Return a copy of each line that holds the string "this".

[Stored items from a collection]
# # # # #

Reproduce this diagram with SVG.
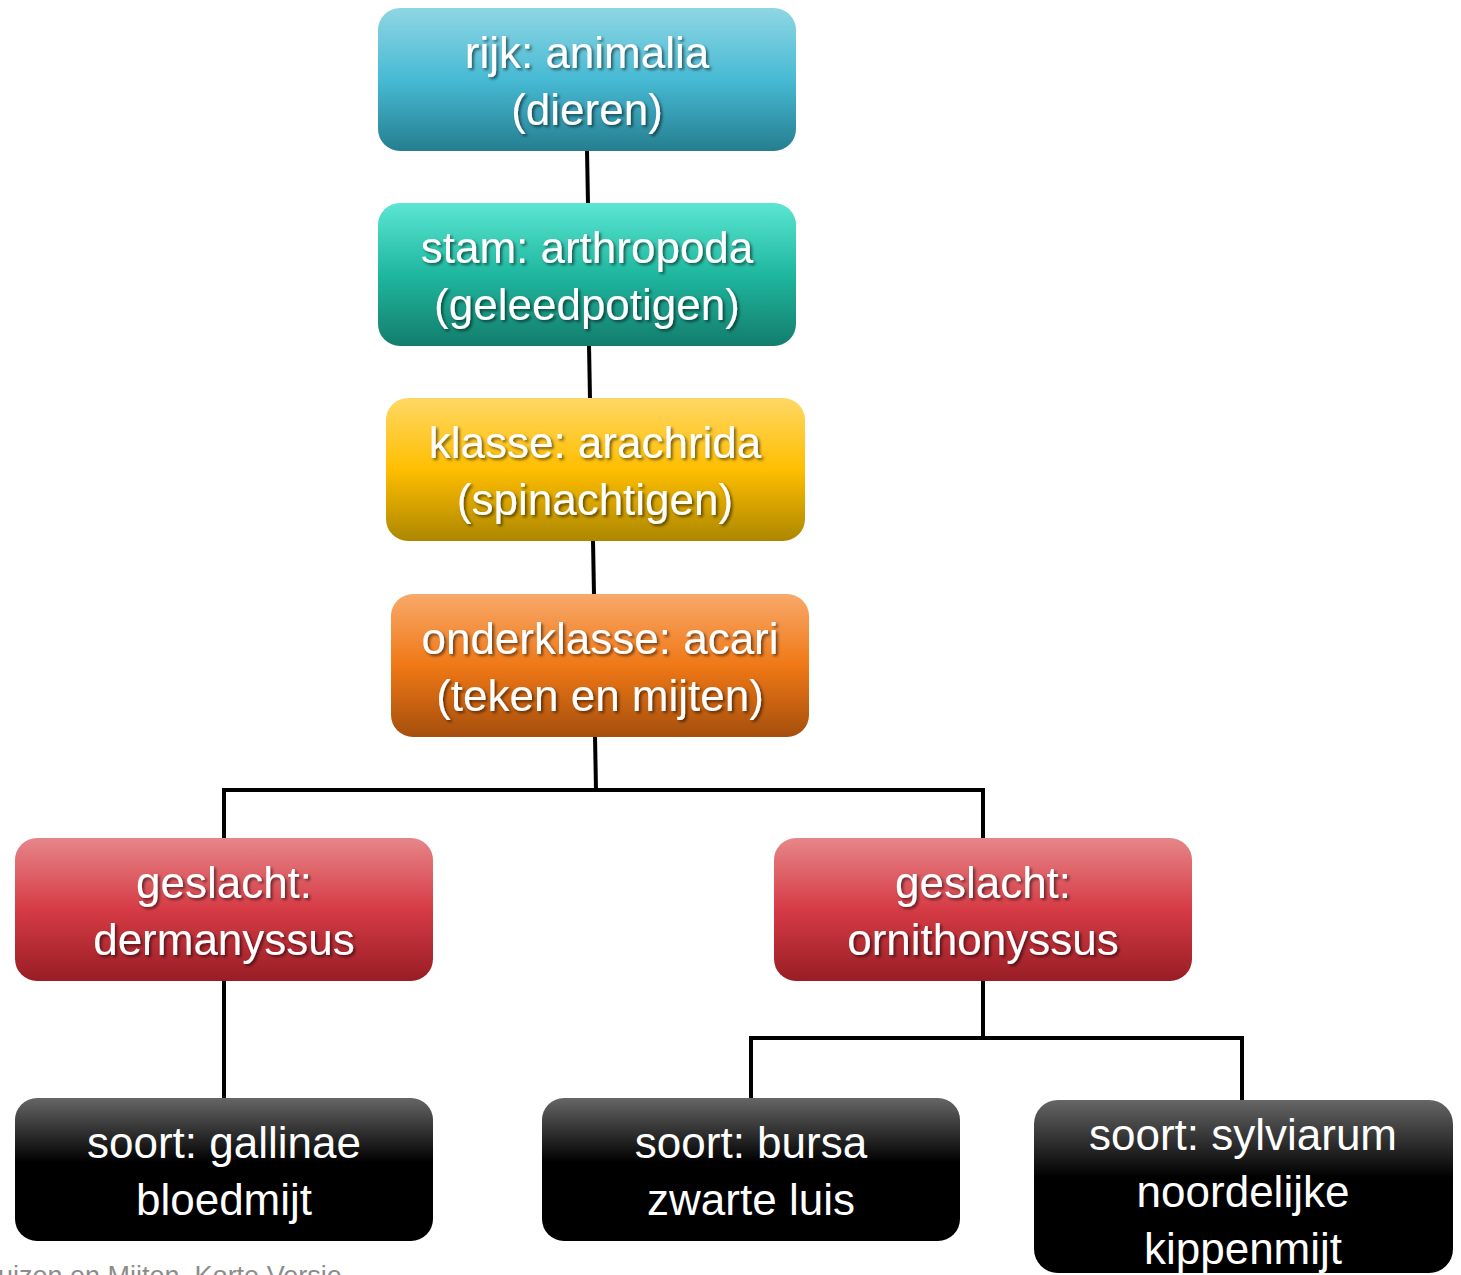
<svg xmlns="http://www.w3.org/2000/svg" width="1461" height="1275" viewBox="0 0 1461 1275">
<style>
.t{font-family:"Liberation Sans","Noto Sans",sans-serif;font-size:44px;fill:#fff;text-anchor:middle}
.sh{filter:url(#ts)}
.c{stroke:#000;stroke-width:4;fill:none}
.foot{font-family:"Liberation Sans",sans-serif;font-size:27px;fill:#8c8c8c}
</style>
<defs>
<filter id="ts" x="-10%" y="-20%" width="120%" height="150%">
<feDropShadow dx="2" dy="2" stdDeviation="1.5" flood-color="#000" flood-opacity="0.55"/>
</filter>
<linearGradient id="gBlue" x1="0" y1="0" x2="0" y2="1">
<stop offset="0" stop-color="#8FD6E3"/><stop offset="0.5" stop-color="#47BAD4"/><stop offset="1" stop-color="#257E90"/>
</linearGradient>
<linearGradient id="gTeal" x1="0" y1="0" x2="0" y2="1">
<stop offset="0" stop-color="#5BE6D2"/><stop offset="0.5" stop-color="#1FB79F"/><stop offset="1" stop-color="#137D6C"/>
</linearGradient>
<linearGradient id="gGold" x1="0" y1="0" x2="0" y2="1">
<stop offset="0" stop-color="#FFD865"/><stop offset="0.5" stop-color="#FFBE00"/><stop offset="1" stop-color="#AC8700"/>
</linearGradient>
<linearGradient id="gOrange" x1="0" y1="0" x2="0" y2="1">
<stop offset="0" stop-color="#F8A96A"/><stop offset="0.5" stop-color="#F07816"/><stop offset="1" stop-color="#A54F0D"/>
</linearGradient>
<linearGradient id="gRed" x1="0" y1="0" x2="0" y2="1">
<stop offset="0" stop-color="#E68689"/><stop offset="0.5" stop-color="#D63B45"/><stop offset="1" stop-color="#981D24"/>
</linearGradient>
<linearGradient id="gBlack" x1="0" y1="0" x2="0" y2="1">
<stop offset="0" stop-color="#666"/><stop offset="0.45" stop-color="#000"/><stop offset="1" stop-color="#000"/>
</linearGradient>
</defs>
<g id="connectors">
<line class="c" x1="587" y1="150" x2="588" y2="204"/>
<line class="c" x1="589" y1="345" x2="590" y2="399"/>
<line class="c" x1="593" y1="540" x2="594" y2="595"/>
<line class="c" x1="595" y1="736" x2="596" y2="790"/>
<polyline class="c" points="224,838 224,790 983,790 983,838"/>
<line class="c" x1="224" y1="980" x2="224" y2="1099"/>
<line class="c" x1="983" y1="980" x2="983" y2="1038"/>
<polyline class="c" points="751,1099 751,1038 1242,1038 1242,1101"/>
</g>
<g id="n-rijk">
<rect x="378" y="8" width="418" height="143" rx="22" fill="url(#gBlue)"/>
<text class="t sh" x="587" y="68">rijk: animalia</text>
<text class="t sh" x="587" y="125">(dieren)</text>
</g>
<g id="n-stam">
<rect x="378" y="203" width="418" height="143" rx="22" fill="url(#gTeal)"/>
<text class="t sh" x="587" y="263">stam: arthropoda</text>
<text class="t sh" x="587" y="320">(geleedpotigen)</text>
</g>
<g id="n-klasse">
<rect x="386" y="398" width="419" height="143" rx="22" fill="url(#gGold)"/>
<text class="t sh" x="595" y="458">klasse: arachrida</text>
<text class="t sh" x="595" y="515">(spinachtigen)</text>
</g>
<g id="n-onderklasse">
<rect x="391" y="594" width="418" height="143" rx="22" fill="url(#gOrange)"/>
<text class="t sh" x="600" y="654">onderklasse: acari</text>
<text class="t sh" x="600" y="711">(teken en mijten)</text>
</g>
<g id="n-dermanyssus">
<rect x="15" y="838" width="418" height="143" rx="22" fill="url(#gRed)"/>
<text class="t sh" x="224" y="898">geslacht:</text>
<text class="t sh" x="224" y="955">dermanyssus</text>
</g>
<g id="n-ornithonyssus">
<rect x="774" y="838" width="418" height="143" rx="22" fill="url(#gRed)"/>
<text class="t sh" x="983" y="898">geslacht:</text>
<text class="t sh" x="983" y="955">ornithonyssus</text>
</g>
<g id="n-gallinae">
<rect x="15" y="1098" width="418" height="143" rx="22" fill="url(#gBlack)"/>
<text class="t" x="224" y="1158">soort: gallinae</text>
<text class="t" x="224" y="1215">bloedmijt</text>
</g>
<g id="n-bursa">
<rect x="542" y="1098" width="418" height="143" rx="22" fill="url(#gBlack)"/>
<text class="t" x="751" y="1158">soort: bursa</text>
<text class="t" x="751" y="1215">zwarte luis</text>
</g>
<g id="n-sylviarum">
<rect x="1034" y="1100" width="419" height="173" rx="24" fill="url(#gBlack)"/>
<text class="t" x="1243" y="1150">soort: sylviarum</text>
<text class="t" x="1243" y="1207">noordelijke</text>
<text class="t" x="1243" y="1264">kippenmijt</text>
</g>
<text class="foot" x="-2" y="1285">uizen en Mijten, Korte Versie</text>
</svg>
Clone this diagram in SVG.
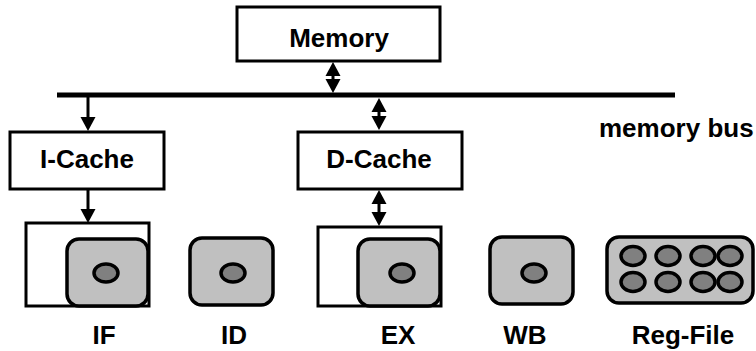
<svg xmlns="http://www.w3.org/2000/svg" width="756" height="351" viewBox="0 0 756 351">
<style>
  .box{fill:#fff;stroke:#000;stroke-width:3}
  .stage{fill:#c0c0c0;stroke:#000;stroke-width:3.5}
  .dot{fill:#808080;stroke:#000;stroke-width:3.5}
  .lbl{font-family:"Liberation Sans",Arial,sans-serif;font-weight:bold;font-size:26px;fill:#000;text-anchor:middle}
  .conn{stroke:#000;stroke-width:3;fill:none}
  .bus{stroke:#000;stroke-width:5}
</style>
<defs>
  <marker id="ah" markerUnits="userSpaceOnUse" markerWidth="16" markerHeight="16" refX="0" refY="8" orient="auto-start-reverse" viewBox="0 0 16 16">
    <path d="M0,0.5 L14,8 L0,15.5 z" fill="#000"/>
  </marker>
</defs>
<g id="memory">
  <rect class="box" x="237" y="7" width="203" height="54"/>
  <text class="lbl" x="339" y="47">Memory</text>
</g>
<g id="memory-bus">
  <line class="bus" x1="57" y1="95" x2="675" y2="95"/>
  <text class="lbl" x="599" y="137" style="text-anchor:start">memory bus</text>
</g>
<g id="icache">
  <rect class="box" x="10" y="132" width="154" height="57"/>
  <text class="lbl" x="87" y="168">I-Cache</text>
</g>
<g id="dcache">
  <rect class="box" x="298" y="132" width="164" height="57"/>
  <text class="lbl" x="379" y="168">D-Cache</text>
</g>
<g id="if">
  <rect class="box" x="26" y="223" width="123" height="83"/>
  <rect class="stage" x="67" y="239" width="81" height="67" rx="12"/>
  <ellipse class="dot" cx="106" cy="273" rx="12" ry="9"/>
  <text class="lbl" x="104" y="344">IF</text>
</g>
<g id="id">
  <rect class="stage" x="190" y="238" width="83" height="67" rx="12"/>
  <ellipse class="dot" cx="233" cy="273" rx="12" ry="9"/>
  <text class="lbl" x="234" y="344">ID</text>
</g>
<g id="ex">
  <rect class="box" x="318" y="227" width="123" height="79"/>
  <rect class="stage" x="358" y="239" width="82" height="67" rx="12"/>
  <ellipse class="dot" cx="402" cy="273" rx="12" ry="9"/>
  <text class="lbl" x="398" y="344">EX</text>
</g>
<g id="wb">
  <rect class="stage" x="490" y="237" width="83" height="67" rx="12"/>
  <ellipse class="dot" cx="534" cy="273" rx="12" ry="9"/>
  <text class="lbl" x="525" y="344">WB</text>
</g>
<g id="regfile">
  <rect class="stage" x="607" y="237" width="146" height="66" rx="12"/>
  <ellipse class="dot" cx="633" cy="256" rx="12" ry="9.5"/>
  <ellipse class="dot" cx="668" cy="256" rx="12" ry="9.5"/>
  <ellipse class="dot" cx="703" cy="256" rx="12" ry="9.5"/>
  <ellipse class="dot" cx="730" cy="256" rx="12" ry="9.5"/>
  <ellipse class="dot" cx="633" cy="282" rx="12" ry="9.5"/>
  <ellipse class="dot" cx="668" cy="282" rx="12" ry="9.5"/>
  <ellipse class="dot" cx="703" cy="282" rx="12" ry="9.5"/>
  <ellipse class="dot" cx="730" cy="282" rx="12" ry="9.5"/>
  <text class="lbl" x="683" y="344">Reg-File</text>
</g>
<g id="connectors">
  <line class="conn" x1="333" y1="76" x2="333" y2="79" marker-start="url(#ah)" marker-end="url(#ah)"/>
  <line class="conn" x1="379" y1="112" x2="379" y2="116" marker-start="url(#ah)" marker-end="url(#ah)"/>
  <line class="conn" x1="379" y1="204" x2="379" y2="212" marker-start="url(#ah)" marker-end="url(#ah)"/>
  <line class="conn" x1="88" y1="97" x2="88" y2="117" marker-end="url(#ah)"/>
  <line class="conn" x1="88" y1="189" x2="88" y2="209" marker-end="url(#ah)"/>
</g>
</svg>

# # # # #

» **Output of the task**
Reproduce this diagram with SVG.
Clone this diagram in SVG.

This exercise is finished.